The Federal Government and the Central Bank of Nigeria (CBN) have announced an N250 billion intervention fund to expand gas utilisation in the country.

Although the most populous black nation has over 206 trillion standard cubic feet of gas reserves, product utilisation remains dismal, as over 56 per cent of the consumed resource are imported.

Electricity-generating companies are usually out of gas, worsening the energy situation and keeping generation at about 5,000 megawatts, while homes and industries either buy the commodity at a high rate or face shortage.

The current intervention, announced in Abuja by the Permanent Secretary, Ministry of Petroleum Resources, Bitrus Nabasu, is to domesticate the development of the resource and allow indigenous players to advance the sector.

To be financed under the Power and Airlines Intervention Fund (PAIF) in line with existing guidelines and regulations of the fund, the initiative, will according to him, be an elixir to investment for infrastructure development with a view to optimising domestic gas resources for economic growth while spurring product processing, small-scale petrochemicals and gas cylinder manufacturing plants, as well as LCNG regasification modular systems.

Nabasu stated that the intervention would encourage motorists to use Compressed Natural Gas (CNG) and provide resources for power generation firms besides encouraging the use of Liquefied Natural Gas (LPG) for cooking, transportation, and power.

In her remarks, Special Adviser to the Minister of State for Petroleum Resources on Gas Business Development, Brenda Ataga, said three million jobs would be created across the value chain.

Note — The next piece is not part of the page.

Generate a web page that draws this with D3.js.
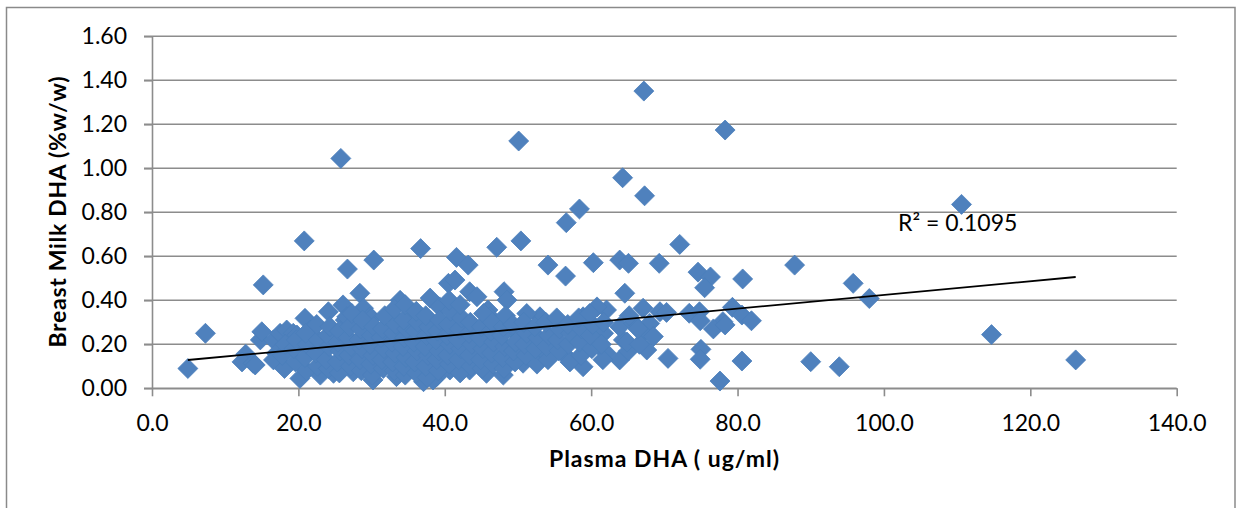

She pointed out that government would promote awareness and micro-retailing outlets across the federation.

Ataga submitted that the commodity might not be affordable except its development is domesticated.

According to her, the product price might sustain its rising outlook dependent on prevailing micro-economic indices, urging more Nigerians to invest in the sector.

IN a related development, Nigeria Labour Congress (NLC), at the weekend, said the slight price reduction of gas to power from $2.50 to $2.18 per Standard Cubic Feet (SCF) would not lead to improvement in electricity supply nationwide.

Its President, Comrade Ayuba Wabba, argued in Abuja that the adjustment must come down to $1.50 for it to have an effect on power supply.

He added: “Consequently, Congress’ demand to the Federal Government is to reduce the price of domestic gas supply to GENCOs to less than $1.50 per SCF. We also demand that payment for gas by GENCOs should be denominated in naira. Furthermore, the gas companies should be included in the CBN and Nigerian Electricity Service Industry (NESI) payment waterfall to guarantee payments for gas and contract sanctity with GENCOs.”

The union also urged the government to respect the agreement it reached with organised labour on electricity tariff.

The NLC declared that it remained committed to the reduction of electricity tariffs by N15 per kilowatt-hour at the end of the year, as contained in the pact.

Wabba stated: “Congress hereby serves notice that the posture of the Federal Government to flouting agreements is completely unacceptable and would be resisted.”